Visual images are long lasting (many of you seem to remember the Charles Atlas ads). The most effective way to get out a message remains visual. The magazine or newsletter arrives in ones home or office. Then action is required to get rid of it, not to keep it. And even in the act of discarding, the eye may stop the hand. Herein lies the communicators' challenge-to capture the readers' attention in that glance. Once caught, the modern reader demands a succinct, pointed text. Sometimes even "bullets" not paragraphs. The point is that we learn rapidly from images, even the Frankfurter Queen.

The mission for all of us in universities is clear--we must communicate with everyone because we--and our friends--cannot function without wide public support. But, as our speech and writing becomes ever more technical, and we depend on private in-group-speak for scholarly communication, the public can no longer respond to us. For the researcher it is important to maintain a high level of scholarship, even while simplifying and popularizing.

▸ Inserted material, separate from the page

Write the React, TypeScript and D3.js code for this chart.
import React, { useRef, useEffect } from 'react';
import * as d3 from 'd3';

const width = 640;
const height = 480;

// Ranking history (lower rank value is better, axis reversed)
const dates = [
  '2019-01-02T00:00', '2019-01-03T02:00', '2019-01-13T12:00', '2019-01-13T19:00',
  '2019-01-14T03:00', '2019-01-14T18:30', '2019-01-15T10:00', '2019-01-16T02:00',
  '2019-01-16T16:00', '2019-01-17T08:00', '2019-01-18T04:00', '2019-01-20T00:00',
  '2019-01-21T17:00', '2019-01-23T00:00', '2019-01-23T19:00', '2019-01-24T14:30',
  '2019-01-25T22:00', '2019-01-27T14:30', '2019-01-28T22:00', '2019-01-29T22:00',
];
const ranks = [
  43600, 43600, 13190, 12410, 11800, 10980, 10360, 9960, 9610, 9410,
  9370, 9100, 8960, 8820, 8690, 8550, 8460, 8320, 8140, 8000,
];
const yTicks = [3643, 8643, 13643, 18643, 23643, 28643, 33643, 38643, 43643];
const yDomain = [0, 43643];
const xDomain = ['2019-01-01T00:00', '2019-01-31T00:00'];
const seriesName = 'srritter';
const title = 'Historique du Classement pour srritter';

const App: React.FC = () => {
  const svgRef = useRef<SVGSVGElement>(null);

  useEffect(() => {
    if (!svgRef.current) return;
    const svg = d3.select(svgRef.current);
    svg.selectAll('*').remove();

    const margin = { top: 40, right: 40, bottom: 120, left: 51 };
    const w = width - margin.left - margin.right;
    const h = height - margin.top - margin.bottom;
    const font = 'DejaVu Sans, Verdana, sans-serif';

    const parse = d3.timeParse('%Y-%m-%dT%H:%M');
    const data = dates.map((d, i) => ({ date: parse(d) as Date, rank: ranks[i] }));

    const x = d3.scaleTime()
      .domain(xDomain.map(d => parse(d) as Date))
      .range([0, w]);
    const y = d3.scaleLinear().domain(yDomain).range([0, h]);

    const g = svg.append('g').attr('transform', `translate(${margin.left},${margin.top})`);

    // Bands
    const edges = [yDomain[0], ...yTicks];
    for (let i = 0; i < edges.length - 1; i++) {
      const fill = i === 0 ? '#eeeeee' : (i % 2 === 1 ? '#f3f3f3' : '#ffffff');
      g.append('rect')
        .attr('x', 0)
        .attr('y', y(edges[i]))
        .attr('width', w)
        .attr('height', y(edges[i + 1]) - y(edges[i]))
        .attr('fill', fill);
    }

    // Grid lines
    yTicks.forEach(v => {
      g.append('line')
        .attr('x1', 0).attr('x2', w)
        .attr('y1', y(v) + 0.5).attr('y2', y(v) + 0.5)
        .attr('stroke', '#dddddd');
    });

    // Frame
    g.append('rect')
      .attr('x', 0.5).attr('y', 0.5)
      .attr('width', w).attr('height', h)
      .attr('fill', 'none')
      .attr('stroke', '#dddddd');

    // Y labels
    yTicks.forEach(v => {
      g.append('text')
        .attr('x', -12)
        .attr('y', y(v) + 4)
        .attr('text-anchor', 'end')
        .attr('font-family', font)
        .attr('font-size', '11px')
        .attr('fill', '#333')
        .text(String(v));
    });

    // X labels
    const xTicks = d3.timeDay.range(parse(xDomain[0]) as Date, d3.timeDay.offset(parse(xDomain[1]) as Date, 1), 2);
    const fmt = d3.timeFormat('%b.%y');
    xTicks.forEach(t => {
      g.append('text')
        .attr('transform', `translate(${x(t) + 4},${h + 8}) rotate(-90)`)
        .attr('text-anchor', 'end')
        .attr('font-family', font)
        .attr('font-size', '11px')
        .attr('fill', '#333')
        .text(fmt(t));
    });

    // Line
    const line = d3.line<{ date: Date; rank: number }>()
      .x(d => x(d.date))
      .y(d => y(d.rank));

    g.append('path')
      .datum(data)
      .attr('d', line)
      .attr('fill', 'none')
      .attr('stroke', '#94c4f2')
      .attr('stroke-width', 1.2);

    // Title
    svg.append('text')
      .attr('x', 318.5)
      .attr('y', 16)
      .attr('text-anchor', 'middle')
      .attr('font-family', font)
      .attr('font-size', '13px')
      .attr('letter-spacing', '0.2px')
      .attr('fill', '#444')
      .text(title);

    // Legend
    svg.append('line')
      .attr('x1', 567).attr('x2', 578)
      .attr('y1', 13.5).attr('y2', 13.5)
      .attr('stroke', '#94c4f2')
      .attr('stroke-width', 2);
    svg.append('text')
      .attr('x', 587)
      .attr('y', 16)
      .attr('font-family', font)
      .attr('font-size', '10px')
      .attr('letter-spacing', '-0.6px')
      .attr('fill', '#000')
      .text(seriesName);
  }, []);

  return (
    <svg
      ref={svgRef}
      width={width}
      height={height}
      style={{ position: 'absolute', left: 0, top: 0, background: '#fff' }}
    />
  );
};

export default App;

Roger Martin (KU's excellent science writer) distributes the blame for poor communications equally among four groups:

  • the public (who present us with a challenging combination of curiosity and ignorance);
  • the media (who reject an educational role and define news in their often sensational own way);
  • the scholars (who are, as Martin says, "less than silver tongued," and--as I know too well--fear the stigma of being known as popularizers);
  • and his own colleagues, the official public relations people (who under pressure may turn out little other than snooze-o press releases).

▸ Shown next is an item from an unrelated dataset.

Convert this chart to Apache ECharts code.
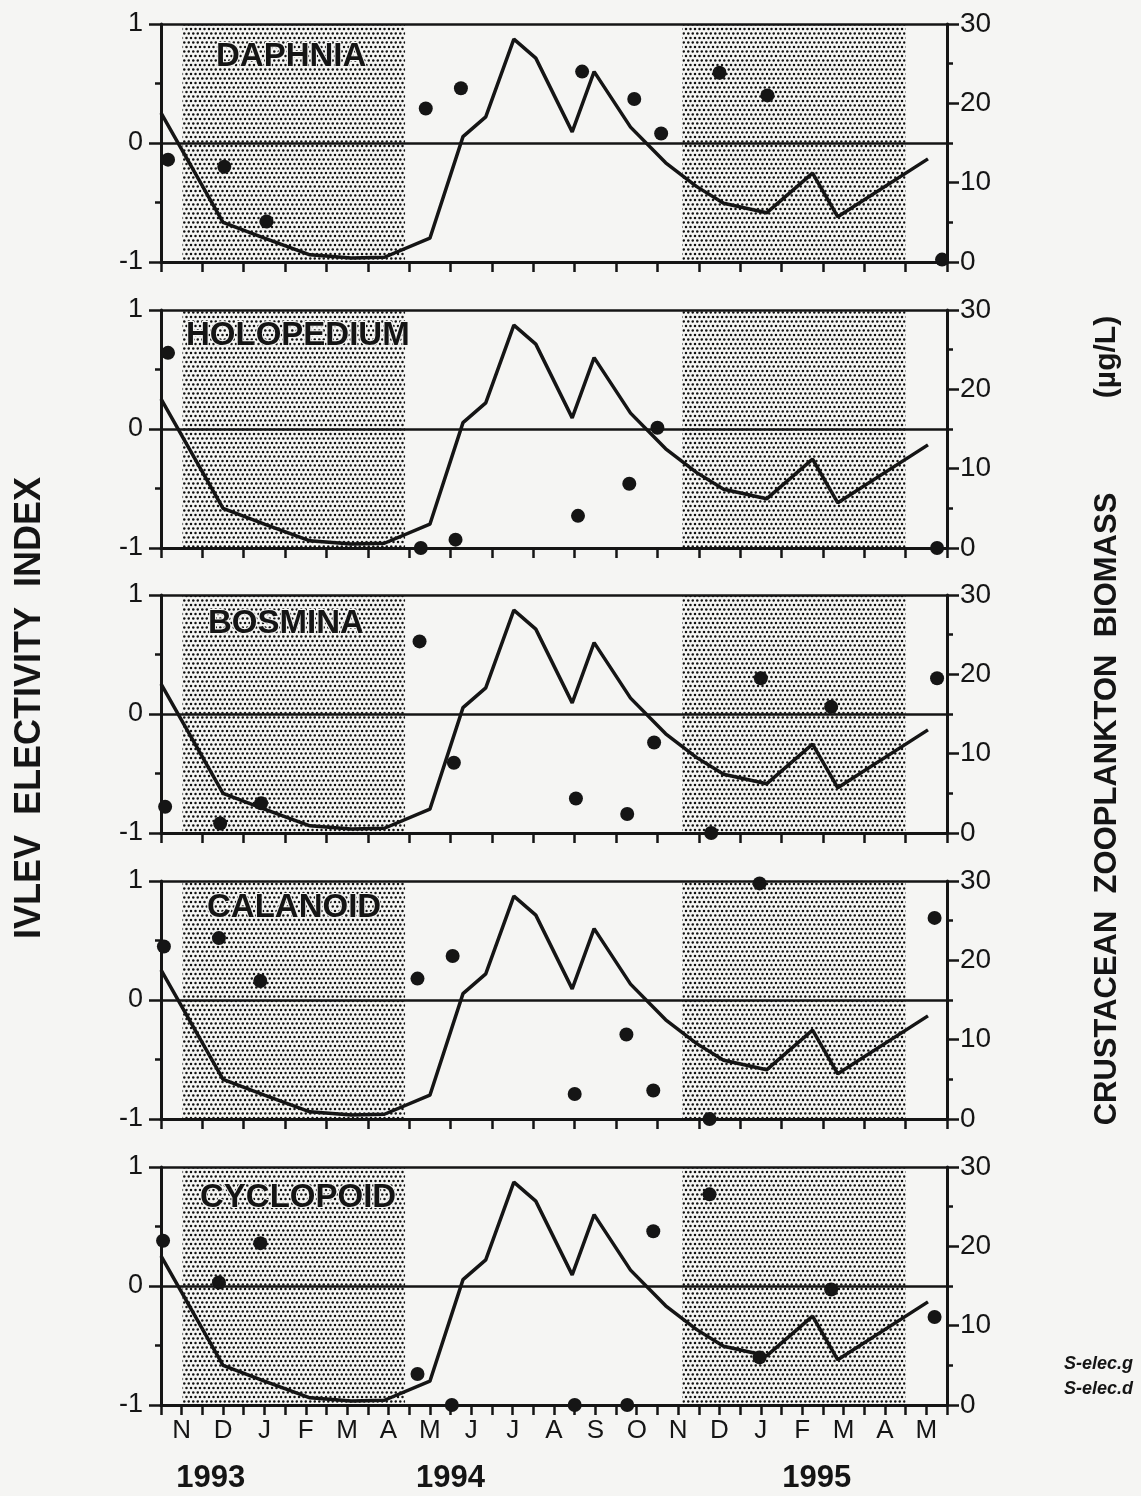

I defer to Roger's experience and judgment, but I think scholars and public actually want the same thing. Researchers are relentlessly curious enthusiasts who may hit upon their best ideas in moments of relaxation or sheer zaniness (like Bruce Naumann turning himself into a fountain). Most folks outside academe are also eager and curious but they, too, want entertainment with their information. In other words, at heart, both producers and consumers of our research "product" agree; they hope for exciting new stuff arrived at and presented with a bit of pizzazz. Coming between the two are serious, stuffy officials and media types who spoil the fun-with certain exceptions of course.

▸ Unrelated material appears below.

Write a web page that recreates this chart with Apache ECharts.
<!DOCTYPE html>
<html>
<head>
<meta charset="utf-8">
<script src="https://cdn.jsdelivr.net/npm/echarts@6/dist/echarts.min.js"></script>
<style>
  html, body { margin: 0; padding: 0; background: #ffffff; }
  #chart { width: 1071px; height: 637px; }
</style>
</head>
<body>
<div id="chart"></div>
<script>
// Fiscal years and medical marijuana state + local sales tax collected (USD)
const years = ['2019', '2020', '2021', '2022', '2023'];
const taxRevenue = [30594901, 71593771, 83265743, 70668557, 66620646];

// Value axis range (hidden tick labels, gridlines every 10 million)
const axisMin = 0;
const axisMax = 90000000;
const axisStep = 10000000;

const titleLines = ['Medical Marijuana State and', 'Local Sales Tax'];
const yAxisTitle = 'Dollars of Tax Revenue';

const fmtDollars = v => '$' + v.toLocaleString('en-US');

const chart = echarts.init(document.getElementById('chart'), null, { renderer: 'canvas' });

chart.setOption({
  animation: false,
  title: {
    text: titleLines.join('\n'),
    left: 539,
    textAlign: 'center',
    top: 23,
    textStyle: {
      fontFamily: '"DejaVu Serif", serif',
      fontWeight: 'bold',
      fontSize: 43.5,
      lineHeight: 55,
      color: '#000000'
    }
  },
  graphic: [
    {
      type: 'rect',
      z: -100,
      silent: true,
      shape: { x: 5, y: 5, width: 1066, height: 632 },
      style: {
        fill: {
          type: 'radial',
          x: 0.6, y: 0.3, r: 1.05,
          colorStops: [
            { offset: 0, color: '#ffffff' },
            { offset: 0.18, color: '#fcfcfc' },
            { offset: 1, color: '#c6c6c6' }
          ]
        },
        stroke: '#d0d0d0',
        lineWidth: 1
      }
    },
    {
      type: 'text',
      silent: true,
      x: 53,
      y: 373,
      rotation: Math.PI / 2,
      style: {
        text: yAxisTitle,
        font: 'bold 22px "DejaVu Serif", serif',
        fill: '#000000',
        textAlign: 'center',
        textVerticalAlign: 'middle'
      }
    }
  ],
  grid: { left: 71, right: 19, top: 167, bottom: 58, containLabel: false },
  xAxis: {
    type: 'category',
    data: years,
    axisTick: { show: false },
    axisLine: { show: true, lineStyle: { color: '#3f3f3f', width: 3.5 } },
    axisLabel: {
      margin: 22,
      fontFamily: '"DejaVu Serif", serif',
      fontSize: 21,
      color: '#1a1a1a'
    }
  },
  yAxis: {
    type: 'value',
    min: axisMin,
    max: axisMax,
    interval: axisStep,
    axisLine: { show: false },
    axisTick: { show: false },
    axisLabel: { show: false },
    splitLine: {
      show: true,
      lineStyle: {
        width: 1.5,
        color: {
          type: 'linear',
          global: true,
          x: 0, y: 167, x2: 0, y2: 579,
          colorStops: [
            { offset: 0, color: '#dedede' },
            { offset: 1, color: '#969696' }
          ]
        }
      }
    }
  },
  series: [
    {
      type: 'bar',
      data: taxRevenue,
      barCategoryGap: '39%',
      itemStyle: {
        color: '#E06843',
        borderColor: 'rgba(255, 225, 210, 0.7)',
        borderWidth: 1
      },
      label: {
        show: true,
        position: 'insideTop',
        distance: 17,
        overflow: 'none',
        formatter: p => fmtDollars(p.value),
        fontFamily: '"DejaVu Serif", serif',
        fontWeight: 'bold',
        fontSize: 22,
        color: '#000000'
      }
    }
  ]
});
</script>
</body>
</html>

What we want and need are translators-like the University of Missouri's "Mizzou Magic."

The job of scholarly communication falls to all of you-senior members of the academic community, especially those of you who have left your ivy-ed halls for the cubicles of administration--luxury cubicles perhaps but cubicles all the same. You must defend the professors who are tongue-tied by their own jargon, belittled by legislators for their esoteric interests, and swamped by demands of the university bureaucracy. You must create and sustain a public interest in their expensive and time consuming work. To do this you need bright creative people to help you, not Dilberts with PowerPoint.

Remember--artists and humanists have long been the experts--using sounds and images as the primary means of information transmission, carried by individuals but transmitted to the tribe. Epic poetry conveyed belief systems and so did theater, dance, ritual, pageant, liturgy. Public art, painting and sculpture formed a permanent record of ideals and beliefs-knowledge that meant survival.

Artists like Nam June Paik remind us with his "Computer Parents," that when communication is no longer limited by human voice or eye or ear, we have become isolated as never before. The meeting of minds, researcher to researcher, becomes ever easier even as human contact shuts down. Both as originators and recipients of information, we often sit alone in our boxes communicating by machine. But boxed communication will not do for everyone. Vital communication with the public goes far beyond today's theme of university alliances.